The lawsuits were filed last September against the five big oil companies alleging that the carbon emissions from their fossil fuel production had created an unlawful public nuisance because they result in greenhouse gas emissions that contribute to worldwide climate change and rising sea levels.

In the complaint, the two California west coast cities asked the court to require the companies to reduce the issue by funding a climate adaptation program that would build sea walls and other infrastructure to protect from sea level rise among other climate impacts.

Judge Alsup dismissed the complaint as requiring foreign and domestic policy decisions that are outside the proper purview of the courts.

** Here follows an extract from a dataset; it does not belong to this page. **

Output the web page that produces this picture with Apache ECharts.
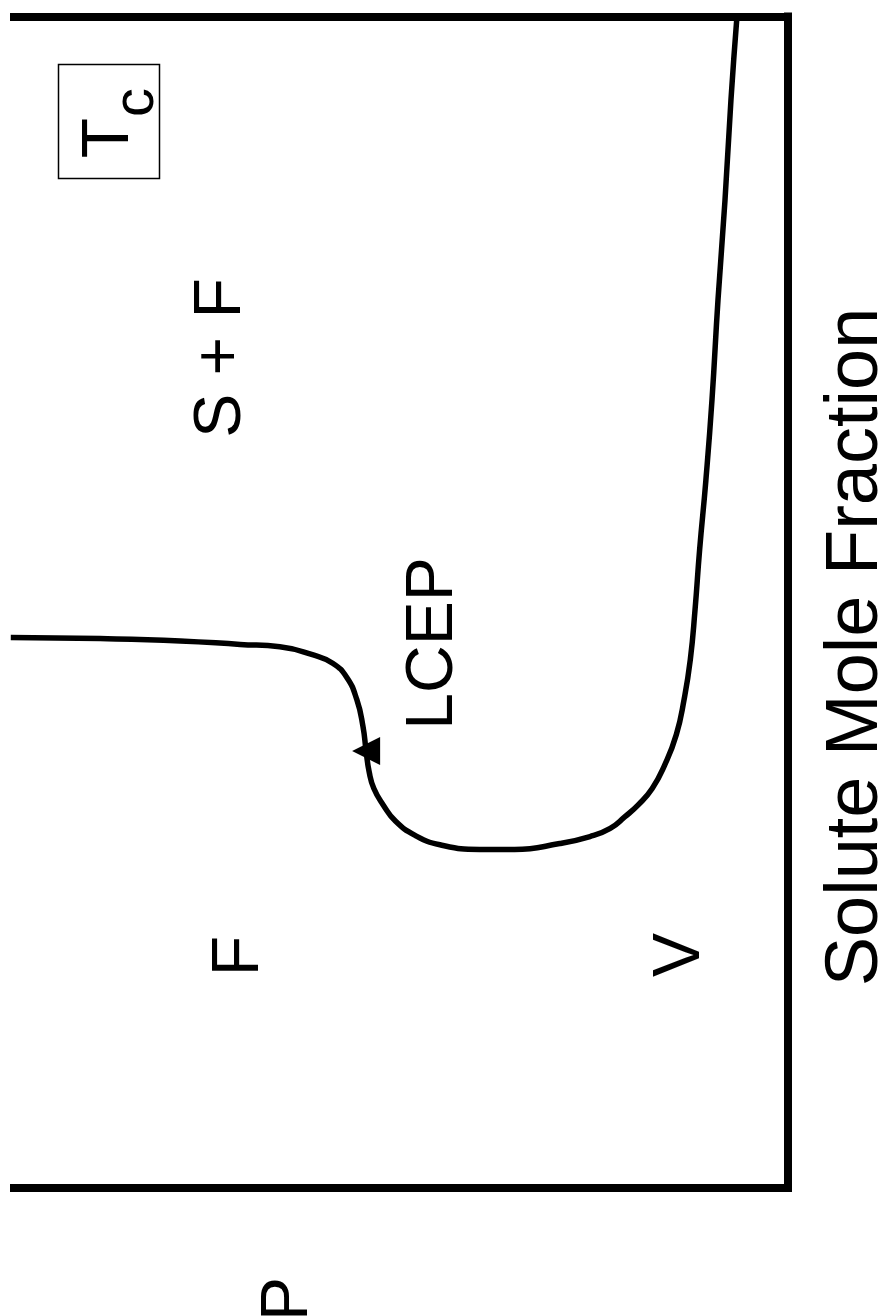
<!DOCTYPE html>
<html>
<head>
<meta charset="utf-8">
<script src="https://cdn.jsdelivr.net/npm/echarts@6/dist/echarts.min.js"></script>
<style>
  html, body { margin: 0; padding: 0; background: #ffffff; }
  #chart { width: 889px; height: 1316px; }
</style>
</head>
<body>
<div id="chart"></div>
<script>
// Solid–fluid solubility curve at T = Tc, traced from high pressure down
// through the LCEP and out to high solute mole fraction at low pressure.
// Pressure is in arbitrary units (0–100), mole fraction runs 0–1.
const pressure = [
  99.9, 88.4, 78.1, 70.4, 65.3, 61.0, 58.5, 56.7, 55.4, 54.6,
  54.2, 53.8, 53.2, 52.0, 50.4, 47.9, 44.7, 39.6, 35.1, 29.3,
  25.4, 22.8, 20.9, 19.2, 17.4, 15.8, 14.3, 13.3, 12.5, 11.9,
  11.3, 10.5, 9.71, 8.94, 8.04, 7.27, 6.50
];
const moleFraction = [
  0.470, 0.469, 0.467, 0.464, 0.462, 0.455, 0.448, 0.436, 0.417, 0.394,
  0.373, 0.355, 0.341, 0.327, 0.313, 0.301, 0.293, 0.289, 0.289, 0.294,
  0.300, 0.307, 0.317, 0.327, 0.341, 0.361, 0.387, 0.417, 0.451, 0.493,
  0.545, 0.604, 0.673, 0.758, 0.843, 0.929, 1.000
];

// Lower critical end point on the curve: [pressure, mole fraction]
const lcep = [54.2, 0.373];

// Phase-region labels and where they sit, in pressure / mole-fraction units
const regionNames = ['S + F', 'LCEP', 'F', 'V'];
const regionPressure = [72.7, 45.5, 70.4, 13.7];
const regionFraction = [0.7085, 0.4648, 0.198, 0.199];

const FONT = "'Liberation Sans', Arial, Helvetica, sans-serif";
const INK = '#000000';

const chart = echarts.init(document.getElementById('chart'), null, { renderer: 'canvas' });

const curveData = pressure.map((p, i) => [p, moleFraction[i]]);
const frameLine = { show: true, lineStyle: { color: INK, width: 8, cap: 'butt' } };

chart.setOption({
  animation: false,
  backgroundColor: '#ffffff',
  grid: { left: 10, right: 101.5, top: 16.5, bottom: 128, containLabel: false },
  xAxis: [
    {
      type: 'value', position: 'bottom', min: 0, max: 100, inverse: true,
      axisLine: frameLine, axisTick: { show: false }, axisLabel: { show: false },
      splitLine: { show: false }
    },
    {
      type: 'value', position: 'top', min: 0, max: 100, inverse: true,
      axisLine: frameLine, axisTick: { show: false }, axisLabel: { show: false },
      splitLine: { show: false }
    }
  ],
  yAxis: {
    type: 'value', position: 'right', min: 0, max: 1,
    axisLine: { show: true, lineStyle: { color: INK, width: 8, cap: 'square' } },
    axisTick: { show: false }, axisLabel: { show: false }, splitLine: { show: false }
  },
  series: [
    {
      type: 'line',
      data: curveData,
      smooth: 0.5,
      showSymbol: false,
      symbol: 'none',
      lineStyle: { color: INK, width: 5.5 },
      z: 3
    },
    {
      // arrowhead marking the LCEP, pointing toward higher pressure
      type: 'scatter',
      data: [lcep],
      symbol: 'triangle',
      symbolSize: [28, 28],
      symbolRotate: 90,
      itemStyle: { color: INK, opacity: 1 },
      emphasis: { disabled: true },
      z: 4
    }
  ]
});

// Rotated text, read bottom-to-top like the rest of the figure
function vText(x, y, text, size) {
  return {
    type: 'text', x: x, y: y, rotation: Math.PI / 2, z: 10,
    style: { text: text, font: size + 'px ' + FONT, fill: INK, align: 'center', verticalAlign: 'middle' }
  };
}

// Region labels placed through the grid's own scales
const regionGraphics = regionNames.map((name, i) => {
  const pt = chart.convertToPixel({ gridIndex: 0 }, [regionPressure[i], regionFraction[i]]);
  return vText(pt[0], pt[1], name, 66);
});

chart.setOption({
  graphic: [
    // Tc tag in its box
    {
      type: 'rect', z: 10,
      shape: { x: 58.5, y: 64.5, width: 101, height: 114 },
      style: { fill: 'none', stroke: INK, lineWidth: 1.5 }
    },
    vText(110, 138, 'T', 66),
    vText(137, 102.5, 'c', 58),
    // axis titles
    vText(857, 647, 'Solute Mole Fraction', 74),
    vText(289, 1299, 'P', 66)
  ].concat(regionGraphics)
});
</script>
</body>
</html>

“The scope of plaintiffs’ theory is breathtaking. It would reach the sale of fossil fuels anywhere in the world, including all past and otherwise lawful sales,” the court said.

The court concluded by dismissing the claims and deferring to the policy judgments of the legislative and executive branches of the federal government: “The dangers raised in the complaints are very real. But those dangers are worldwide. Their causes are worldwide. The benefits of fossil fuels are worldwide.

“It is true that carbon dioxide released from fossil fuels has caused (and will continue to cause) global warming,” the court said. “But against that negative, we must weigh this positive: our industrial revolution and the development of our modern world has literally been fueled by oil and coal. Without these fuels, virtually all of our monumental progress would have been impossible. All of us have benefitted. Having reaped the benefit of that historic progress, would it really be fair to now ignore our own responsibility in the use of fossil fuels and place the blame for global warming on those who supplied what we demanded? Is it really fair, in light of those benefits, to say that the sale of fossil fuels was unreasonable?”

“Reliable, affordable energy is not a public nuisance but a public necessity,” said R. Hewitt Pate, Chevron’s vice president and general counsel.

Several other U.S. cities and counties, including New York City and King County, Washington, recently filed nearly identical cases against the same oil and gas companies. Many were filed by the same lawyers. The energy companies have filed motions to dismiss those cases as well.